A lot of AI is about vector space these days. https://www.kaggle.com/c/word2vec-...

Animats · on Dec 16, 2016

but it turns out you can represent a language pretty well in a mere thousand or so dimensions

That makes sense, considering that Basic English has only a thousand words yet can express most concepts with enough words.

YeGoblynQueenne · on Dec 16, 2016

>> When you summarize language in a similar way, you essentially produce multidimensional maps of the distances, based on common usage, between one word and every single other word in the language.

The problem with word embeddings, or any distance-based model really, is that language doesn't work that way.

Chomsky has a standard example he uses to make this point: "Instinctively, Eagles that fly swim". He points out that in this phrase, the "instinctively" goes with "to swim" (as in "instinctively, they swim") even though the phrase, and the attachement, mean nothing (the phrase is nonsensical by design).

If the relation was really based on distance, we would expect "instinctively" to attach to "fly". The fact that it doesn't suggests that there is something else that makes us pick the correct association out of all the possible interpretations in that sentence.

Word vectors in their original form also have trouble with homonyms etc "faux amies": for instance, the word "cat"- is it referring to the animal, or to the Linux command? In vector space, there wouldn't be any difference, so the animal would be associated with the symbol ">" and the Linux command with "small" and "furry".

gipp · on Dec 16, 2016

The "distance" referenced in your quote is not distance in a sentence, it's the distance between points in this abstract embedding space. Two completely different things. The Chomsky argument isn't really relevant here.
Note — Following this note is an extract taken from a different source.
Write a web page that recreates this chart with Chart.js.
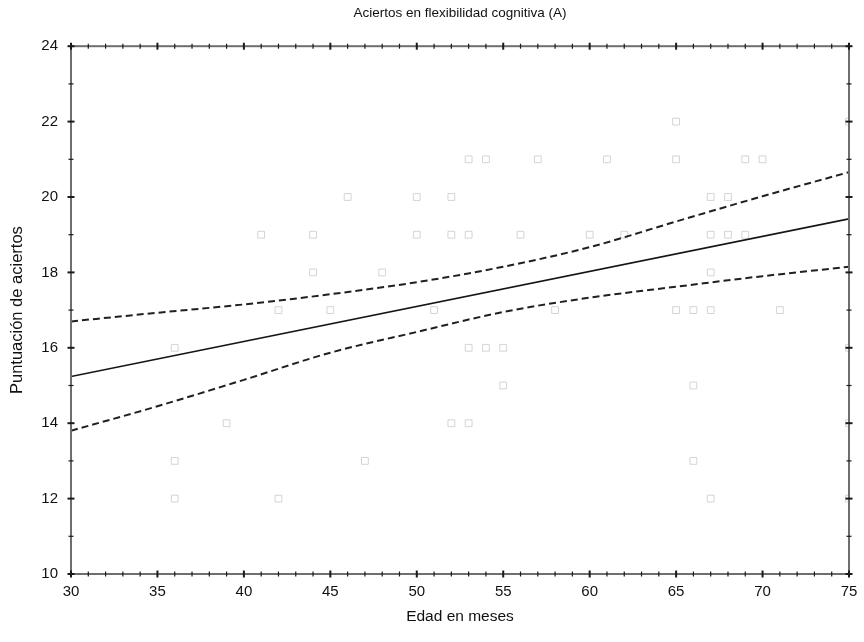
<!DOCTYPE html>
<html>
<head>
<meta charset="utf-8">
<title>Aciertos en flexibilidad cognitiva (A)</title>
<script src="https://cdn.jsdelivr.net/npm/chart.js@4.4.1/dist/chart.umd.min.js"></script>
<style>
  html, body { margin: 0; padding: 0; background: #fff; }
  #wrap { width: 864px; height: 642px; }
</style>
</head>
<body>
<div id="wrap"><canvas id="chart" width="864" height="642"></canvas></div>
<script>
// Observations: age in months and correct answers
const ages   = [36, 36, 36, 39, 41, 42, 42, 44, 44, 45, 46, 47, 48, 50, 50, 51, 52, 52, 52,
                53, 53, 53, 53, 54, 54, 55, 55, 56, 57, 58, 60, 61, 62, 65, 65, 65, 66, 66,
                66, 67, 67, 67, 67, 67, 68, 68, 69, 69, 70, 71, 75, 75, 75, 75];
const scores = [16, 13, 12, 14, 19, 17, 12, 19, 18, 17, 20, 13, 18, 20, 19, 17, 20, 19, 14,
                21, 19, 16, 14, 21, 16, 16, 15, 19, 21, 17, 19, 21, 19, 22, 21, 17, 17, 15,
                13, 20, 19, 18, 17, 12, 20, 19, 19, 21, 21, 17, 22, 16, 14, 12];

// Fitted regression line (end points)
const fitX = [30, 75];
const fitY = [15.24, 19.42];

// 95% confidence band around the fit
const bandX     = [30, 35, 40, 45, 50, 55, 60, 65, 70, 75];
const upperBand = [16.70, 16.93, 17.15, 17.42, 17.74, 18.15, 18.67, 19.35, 20.02, 20.66];
const lowerBand = [13.80, 14.45, 15.15, 15.87, 16.42, 16.95, 17.33, 17.62, 17.90, 18.15];

// Axis ticks
const xTicks = [30, 35, 40, 45, 50, 55, 60, 65, 70, 75];
const yTicks = [10, 12, 14, 16, 18, 20, 22, 24];

const FONT = '"Liberation Sans", Arial, Helvetica, sans-serif';

const toPoints = (xs, ys) => xs.map((x, i) => ({ x: x, y: ys[i] }));

// Box frame with major and minor tick marks on all four sides
const framePlugin = {
  id: 'frame',
  afterDatasetsDraw(chart) {
    const { ctx, chartArea: a, scales: { x, y } } = chart;
    ctx.save();
    ctx.strokeStyle = '#6e6e6e';
    ctx.lineWidth = 2;
    ctx.strokeRect(a.left, a.top, a.right - a.left, a.bottom - a.top);

    ctx.strokeStyle = '#1a1a1a';
    const tick = (x1, y1, x2, y2, w) => {
      ctx.lineWidth = w;
      ctx.beginPath();
      ctx.moveTo(x1, y1);
      ctx.lineTo(x2, y2);
      ctx.stroke();
    };
    for (let v = x.min; v <= x.max; v += 1) {
      const px = x.getPixelForValue(v);
      const major = xTicks.includes(v);
      const h = major ? 3.5 : 2.5;
      const w = major ? 2 : 1.2;
      tick(px, a.bottom - h, px, a.bottom + h, w);
      tick(px, a.top - h, px, a.top + h, w);
    }
    for (let v = y.min; v <= y.max; v += 1) {
      const py = y.getPixelForValue(v);
      const major = yTicks.includes(v);
      const h = major ? 3.5 : 2.5;
      const w = major ? 2 : 1.2;
      tick(a.left - h, py, a.left + h, py, w);
      tick(a.right - h, py, a.right + h, py, w);
    }
    ctx.restore();
  }
};

new Chart(document.getElementById('chart'), {
  type: 'scatter',
  data: {
    datasets: [
      {
        label: 'Observaciones',
        data: toPoints(ages, scores),
        pointStyle: 'rect',
        pointRadius: 4.8,
        borderWidth: 1,
        borderColor: '#d4d4d4',
        backgroundColor: 'rgba(0,0,0,0)',
        showLine: false,
        order: 4
      },
      {
        label: 'Ajuste',
        data: toPoints(fitX, fitY),
        showLine: true,
        borderColor: '#151515',
        borderWidth: 1.6,
        pointRadius: 0,
        fill: false,
        order: 1
      },
      {
        label: 'IC superior',
        data: toPoints(bandX, upperBand),
        showLine: true,
        borderColor: '#202020',
        borderWidth: 2,
        borderDash: [7, 4],
        cubicInterpolationMode: 'monotone',
        pointRadius: 0,
        fill: false,
        order: 2
      },
      {
        label: 'IC inferior',
        data: toPoints(bandX, lowerBand),
        showLine: true,
        borderColor: '#202020',
        borderWidth: 2,
        borderDash: [7, 4],
        cubicInterpolationMode: 'monotone',
        pointRadius: 0,
        fill: false,
        order: 3
      }
    ]
  },
  options: {
    responsive: false,
    animation: false,
    events: [],
    layout: { padding: { top: 0, right: 15, bottom: 0, left: 0 } },
    plugins: {
      legend: { display: false },
      tooltip: { enabled: false },
      title: {
        display: true,
        text: 'Aciertos en flexibilidad cognitiva (A)',
        fullSize: false,
        color: '#111',
        font: { family: FONT, size: 13.5, weight: 'normal' },
        padding: { top: 5, bottom: 25 }
      }
    },
    scales: {
      x: {
        type: 'linear',
        min: 30,
        max: 75,
        afterBuildTicks: (s) => { s.ticks = xTicks.map(v => ({ value: v })); },
        afterFit: (s) => { s.height = 68; s.paddingLeft = 0; s.paddingRight = 0; },
        grid: { display: false, drawTicks: false },
        border: { display: false },
        ticks: { color: '#111', padding: 9, font: { family: FONT, size: 15 } },
        title: {
          display: true,
          text: 'Edad en meses',
          color: '#111',
          font: { family: FONT, size: 15.5 },
          padding: { top: 0, bottom: 15.5 }
        }
      },
      y: {
        type: 'linear',
        min: 10,
        max: 24,
        afterBuildTicks: (s) => { s.ticks = yTicks.map(v => ({ value: v })); },
        afterFit: (s) => { s.width = 71; s.paddingTop = 0; s.paddingBottom = 0; },
        grid: { display: false, drawTicks: false },
        border: { display: false },
        ticks: { color: '#111', padding: 13, font: { family: FONT, size: 15 } },
        title: {
          display: true,
          text: 'Puntuación de aciertos',
          color: '#111',
          font: { family: FONT, size: 16.5 },
          padding: { top: 8, bottom: 0 }
        }
      }
    }
  },
  plugins: [framePlugin]
});
</script>
</body>
</html>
YeGoblynQueenne · on Dec 16, 2016

Meh. You're totally right, of course. What the hell was I thinking? :/

JumpCrisscross · on Dec 16, 2016

Language is something we intuitively understand. To get weak AI's potential, consider how many less-intuitive problems might be similarly addressable.

matt4077 · on Dec 16, 2016

Word embeddings are actually quite neat. You get to the poinr where you can do QUEEN - OLD - PRESIDENT = GIRL. Or take the new google translate as a very practical example. But yes, it's not quite the groundbreaking progress that has been achieved in image and video.

eli_gottlieb · on Dec 16, 2016

>You get to the poinr where you can do QUEEN - OLD - PRESIDENT = GIRL.

That's very nice, but it seems to miss the difference between a monarchy and a presidential republic.